-- Start GIVEN INFORMATION --

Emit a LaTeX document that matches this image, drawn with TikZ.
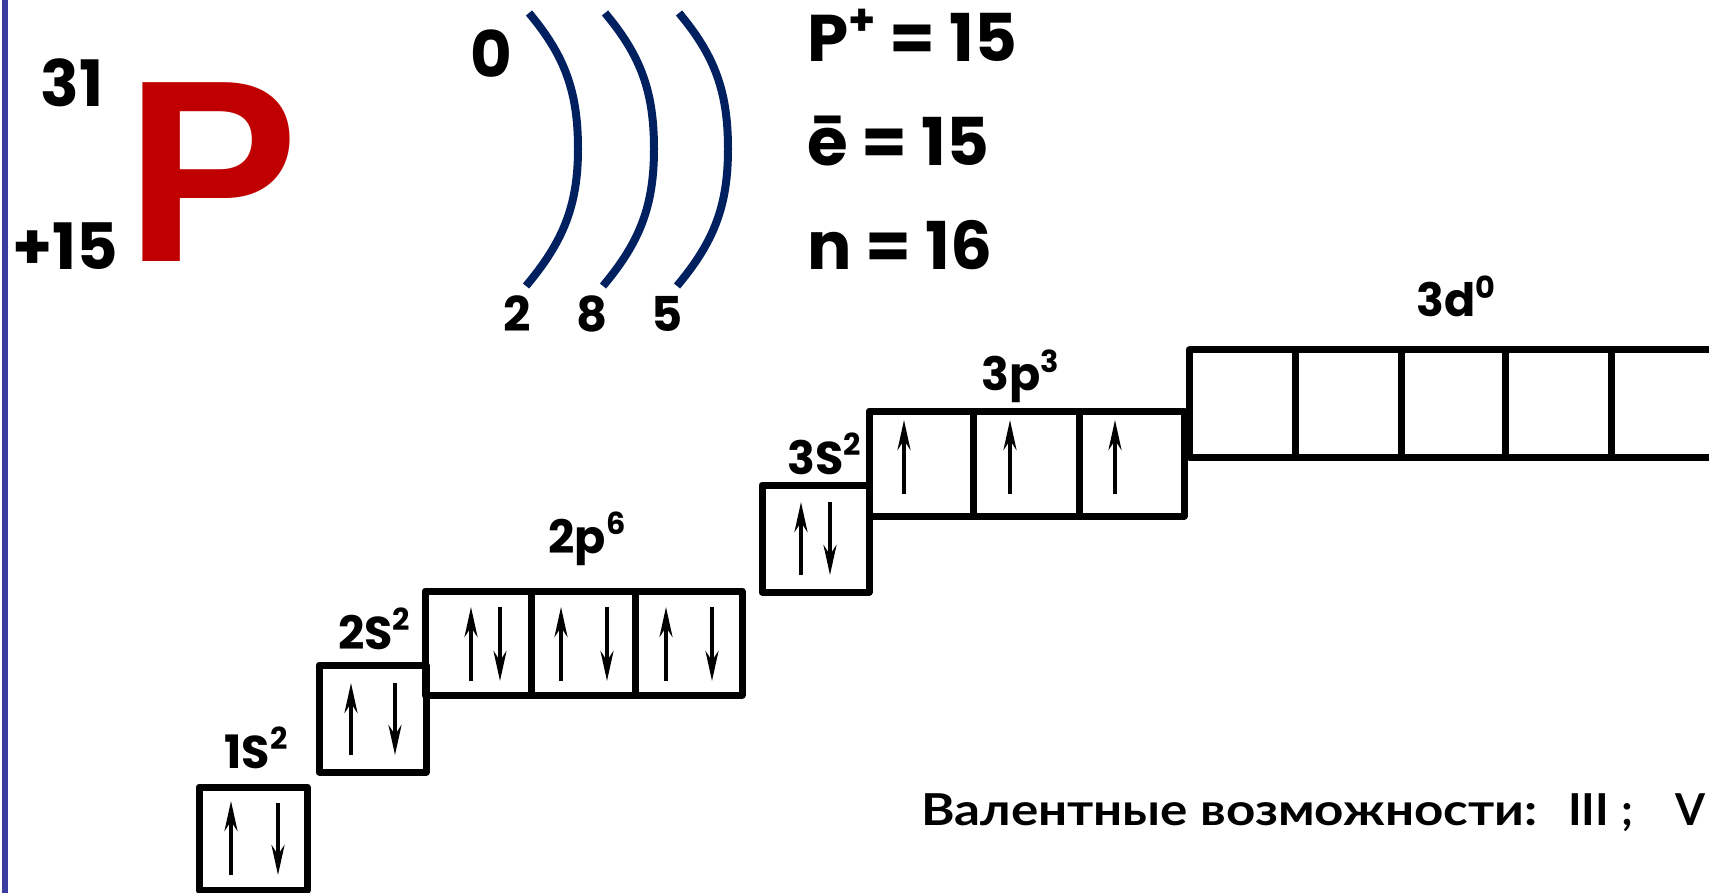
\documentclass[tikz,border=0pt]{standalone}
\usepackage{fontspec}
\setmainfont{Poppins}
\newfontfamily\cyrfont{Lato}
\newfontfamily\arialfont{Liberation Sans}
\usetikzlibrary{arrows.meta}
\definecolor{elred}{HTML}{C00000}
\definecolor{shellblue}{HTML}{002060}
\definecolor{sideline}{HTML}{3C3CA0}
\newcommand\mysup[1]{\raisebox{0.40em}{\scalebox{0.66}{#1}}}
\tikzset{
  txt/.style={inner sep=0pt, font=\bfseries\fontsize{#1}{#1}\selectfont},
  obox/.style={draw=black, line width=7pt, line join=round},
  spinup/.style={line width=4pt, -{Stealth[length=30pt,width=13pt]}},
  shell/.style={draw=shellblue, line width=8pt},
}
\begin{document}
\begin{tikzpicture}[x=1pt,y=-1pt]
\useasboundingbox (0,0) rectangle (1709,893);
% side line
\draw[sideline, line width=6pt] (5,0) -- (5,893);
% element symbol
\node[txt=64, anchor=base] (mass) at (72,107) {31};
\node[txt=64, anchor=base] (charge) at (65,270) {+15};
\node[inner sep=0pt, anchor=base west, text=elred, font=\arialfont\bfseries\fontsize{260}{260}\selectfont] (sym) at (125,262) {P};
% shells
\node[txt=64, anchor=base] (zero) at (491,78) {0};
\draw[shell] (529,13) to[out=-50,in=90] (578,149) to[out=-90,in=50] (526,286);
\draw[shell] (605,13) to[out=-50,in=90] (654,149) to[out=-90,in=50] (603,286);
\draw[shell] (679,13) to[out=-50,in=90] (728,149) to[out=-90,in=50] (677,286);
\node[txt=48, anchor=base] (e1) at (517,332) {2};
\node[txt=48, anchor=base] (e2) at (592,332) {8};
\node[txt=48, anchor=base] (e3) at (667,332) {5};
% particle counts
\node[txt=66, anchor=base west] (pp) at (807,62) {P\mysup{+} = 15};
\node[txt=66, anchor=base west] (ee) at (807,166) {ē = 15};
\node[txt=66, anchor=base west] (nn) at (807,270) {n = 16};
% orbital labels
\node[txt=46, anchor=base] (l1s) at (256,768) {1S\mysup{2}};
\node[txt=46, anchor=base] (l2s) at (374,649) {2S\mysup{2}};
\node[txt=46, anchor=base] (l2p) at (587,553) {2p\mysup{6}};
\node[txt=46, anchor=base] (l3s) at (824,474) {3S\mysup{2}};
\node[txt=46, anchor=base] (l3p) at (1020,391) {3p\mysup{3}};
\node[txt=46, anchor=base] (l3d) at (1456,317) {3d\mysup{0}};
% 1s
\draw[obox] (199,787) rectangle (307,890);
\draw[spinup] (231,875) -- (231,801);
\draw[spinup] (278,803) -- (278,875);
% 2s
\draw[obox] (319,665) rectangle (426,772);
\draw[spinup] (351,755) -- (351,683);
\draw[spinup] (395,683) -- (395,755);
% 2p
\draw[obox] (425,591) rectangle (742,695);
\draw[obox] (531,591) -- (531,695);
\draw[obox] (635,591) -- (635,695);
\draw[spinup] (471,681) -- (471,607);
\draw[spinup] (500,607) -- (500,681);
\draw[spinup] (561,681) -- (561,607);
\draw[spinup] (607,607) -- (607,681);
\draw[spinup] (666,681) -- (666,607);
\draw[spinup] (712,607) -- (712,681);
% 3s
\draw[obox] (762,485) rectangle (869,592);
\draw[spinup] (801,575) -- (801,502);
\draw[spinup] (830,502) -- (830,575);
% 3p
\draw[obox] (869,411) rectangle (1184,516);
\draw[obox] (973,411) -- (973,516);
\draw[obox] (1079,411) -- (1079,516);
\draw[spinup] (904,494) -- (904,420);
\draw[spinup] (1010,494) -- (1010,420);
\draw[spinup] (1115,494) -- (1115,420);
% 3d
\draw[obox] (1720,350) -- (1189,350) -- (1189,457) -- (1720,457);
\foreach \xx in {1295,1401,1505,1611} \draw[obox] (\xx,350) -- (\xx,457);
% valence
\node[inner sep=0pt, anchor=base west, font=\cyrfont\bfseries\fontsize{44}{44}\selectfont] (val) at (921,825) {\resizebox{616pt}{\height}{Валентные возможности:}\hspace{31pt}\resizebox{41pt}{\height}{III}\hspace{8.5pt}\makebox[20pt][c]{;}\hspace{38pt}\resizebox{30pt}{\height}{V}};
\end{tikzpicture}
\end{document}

-- End GIVEN INFORMATION --
-- Start GIVEN INFORMATION --

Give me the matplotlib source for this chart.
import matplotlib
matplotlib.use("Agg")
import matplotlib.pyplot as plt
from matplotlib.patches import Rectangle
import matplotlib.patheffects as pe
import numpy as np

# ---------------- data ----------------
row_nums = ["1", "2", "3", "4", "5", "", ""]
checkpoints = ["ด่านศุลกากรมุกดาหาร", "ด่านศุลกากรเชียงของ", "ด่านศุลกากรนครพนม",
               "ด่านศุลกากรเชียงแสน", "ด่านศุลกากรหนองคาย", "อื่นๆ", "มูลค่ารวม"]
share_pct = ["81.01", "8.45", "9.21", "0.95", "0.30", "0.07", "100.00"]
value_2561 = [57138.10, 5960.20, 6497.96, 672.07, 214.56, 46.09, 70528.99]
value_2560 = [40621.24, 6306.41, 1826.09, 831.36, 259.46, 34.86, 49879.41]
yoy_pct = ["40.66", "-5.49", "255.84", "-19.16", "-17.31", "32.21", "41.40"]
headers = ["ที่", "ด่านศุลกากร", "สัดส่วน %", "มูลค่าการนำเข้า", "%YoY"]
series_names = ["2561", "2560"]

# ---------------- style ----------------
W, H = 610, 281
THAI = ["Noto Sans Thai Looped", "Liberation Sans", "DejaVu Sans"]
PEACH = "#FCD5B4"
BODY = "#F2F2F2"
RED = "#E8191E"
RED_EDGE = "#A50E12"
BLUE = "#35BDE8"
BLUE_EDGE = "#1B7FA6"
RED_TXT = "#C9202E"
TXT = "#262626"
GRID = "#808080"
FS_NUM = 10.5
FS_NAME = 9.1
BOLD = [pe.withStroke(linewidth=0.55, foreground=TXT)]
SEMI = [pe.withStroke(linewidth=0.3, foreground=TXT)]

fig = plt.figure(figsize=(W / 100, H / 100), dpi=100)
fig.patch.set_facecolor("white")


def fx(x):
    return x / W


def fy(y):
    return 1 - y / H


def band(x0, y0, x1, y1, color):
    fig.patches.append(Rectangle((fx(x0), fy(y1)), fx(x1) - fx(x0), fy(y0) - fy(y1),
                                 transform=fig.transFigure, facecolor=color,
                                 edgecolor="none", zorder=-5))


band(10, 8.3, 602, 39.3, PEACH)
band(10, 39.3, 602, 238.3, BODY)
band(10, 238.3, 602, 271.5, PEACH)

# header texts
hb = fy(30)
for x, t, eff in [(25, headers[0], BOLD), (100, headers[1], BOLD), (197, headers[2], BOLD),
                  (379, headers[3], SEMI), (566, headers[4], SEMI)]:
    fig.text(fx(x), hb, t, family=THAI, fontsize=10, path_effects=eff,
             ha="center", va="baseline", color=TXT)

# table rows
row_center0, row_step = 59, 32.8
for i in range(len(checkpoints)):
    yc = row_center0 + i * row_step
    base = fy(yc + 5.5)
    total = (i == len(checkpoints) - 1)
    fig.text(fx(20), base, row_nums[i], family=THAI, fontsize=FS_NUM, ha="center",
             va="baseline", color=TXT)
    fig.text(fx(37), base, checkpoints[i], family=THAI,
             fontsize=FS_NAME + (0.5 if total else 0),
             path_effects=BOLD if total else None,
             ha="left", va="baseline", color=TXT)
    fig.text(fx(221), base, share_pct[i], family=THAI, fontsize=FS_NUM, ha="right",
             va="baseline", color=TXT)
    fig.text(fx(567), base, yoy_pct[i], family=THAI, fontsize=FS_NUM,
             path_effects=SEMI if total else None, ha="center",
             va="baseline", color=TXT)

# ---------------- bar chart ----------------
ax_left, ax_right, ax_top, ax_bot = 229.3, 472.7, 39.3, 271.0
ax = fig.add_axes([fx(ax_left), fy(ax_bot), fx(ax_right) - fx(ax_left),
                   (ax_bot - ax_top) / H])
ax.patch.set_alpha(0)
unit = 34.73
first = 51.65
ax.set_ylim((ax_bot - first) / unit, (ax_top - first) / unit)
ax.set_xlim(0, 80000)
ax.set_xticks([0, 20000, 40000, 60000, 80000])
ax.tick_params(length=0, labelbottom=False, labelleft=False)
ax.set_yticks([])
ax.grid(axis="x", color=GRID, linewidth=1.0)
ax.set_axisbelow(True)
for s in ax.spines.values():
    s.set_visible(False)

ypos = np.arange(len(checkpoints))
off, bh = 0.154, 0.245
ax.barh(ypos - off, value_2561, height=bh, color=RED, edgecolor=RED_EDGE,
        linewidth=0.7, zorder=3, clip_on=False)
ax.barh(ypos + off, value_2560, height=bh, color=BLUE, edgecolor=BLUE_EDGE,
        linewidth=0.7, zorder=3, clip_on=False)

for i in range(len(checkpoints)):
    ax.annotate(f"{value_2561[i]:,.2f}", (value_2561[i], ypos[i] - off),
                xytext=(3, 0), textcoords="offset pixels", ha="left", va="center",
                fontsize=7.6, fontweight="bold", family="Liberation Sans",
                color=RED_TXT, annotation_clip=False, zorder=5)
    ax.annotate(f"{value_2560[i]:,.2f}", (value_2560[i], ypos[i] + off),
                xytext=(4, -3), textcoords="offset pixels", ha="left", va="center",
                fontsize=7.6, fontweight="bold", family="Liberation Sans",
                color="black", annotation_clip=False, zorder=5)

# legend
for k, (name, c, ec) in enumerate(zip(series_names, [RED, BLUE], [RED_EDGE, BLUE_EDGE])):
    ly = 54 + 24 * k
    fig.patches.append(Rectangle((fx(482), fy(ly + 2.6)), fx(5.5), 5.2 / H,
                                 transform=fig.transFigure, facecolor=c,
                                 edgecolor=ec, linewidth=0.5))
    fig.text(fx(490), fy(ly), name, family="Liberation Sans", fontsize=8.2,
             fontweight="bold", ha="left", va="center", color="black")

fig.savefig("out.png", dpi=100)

-- End GIVEN INFORMATION --
-- Start GIVEN INFORMATION --

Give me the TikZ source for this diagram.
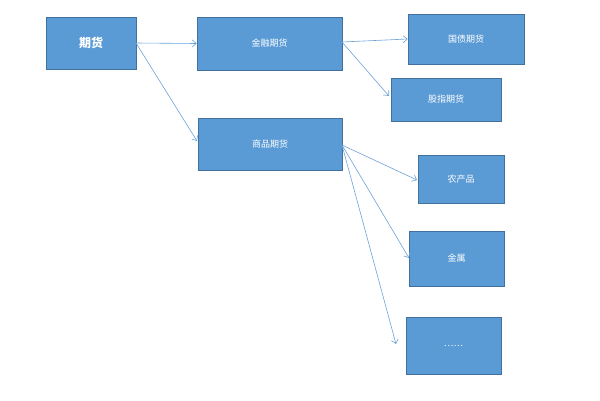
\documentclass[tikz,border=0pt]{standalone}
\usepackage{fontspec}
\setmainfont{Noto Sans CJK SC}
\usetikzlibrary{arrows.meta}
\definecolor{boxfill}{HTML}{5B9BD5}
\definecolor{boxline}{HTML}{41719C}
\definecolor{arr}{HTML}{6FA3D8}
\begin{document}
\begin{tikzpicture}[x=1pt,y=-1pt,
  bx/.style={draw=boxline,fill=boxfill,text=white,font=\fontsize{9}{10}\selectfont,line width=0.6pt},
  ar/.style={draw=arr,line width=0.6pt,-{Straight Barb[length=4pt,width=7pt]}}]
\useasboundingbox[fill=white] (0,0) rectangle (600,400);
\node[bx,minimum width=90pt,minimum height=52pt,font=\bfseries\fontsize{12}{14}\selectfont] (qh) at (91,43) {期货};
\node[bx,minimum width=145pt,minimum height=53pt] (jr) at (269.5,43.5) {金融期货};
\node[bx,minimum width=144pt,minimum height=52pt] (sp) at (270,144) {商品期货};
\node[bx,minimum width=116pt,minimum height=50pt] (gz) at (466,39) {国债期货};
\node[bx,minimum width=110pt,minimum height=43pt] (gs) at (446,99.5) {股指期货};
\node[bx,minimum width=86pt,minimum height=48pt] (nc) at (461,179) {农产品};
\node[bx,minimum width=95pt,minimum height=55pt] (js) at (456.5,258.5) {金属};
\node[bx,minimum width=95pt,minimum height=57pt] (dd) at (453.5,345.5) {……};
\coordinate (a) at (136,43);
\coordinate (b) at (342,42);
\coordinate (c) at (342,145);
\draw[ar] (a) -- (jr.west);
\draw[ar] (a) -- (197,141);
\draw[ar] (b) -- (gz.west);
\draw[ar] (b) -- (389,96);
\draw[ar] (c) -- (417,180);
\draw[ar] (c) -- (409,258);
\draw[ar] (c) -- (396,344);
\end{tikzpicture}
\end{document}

-- End GIVEN INFORMATION --

- [WHAT YOU SHOULD DO]:
Copy out exactly the lines running from the one with "Give me the matplotlib source for this chart." to the one with "import numpy as np", including both ends, and nothing more.

- [TASK RESPONSE]:
Give me the matplotlib source for this chart.
import matplotlib
matplotlib.use("Agg")
import matplotlib.pyplot as plt
from matplotlib.patches import Rectangle
import matplotlib.patheffects as pe
import numpy as np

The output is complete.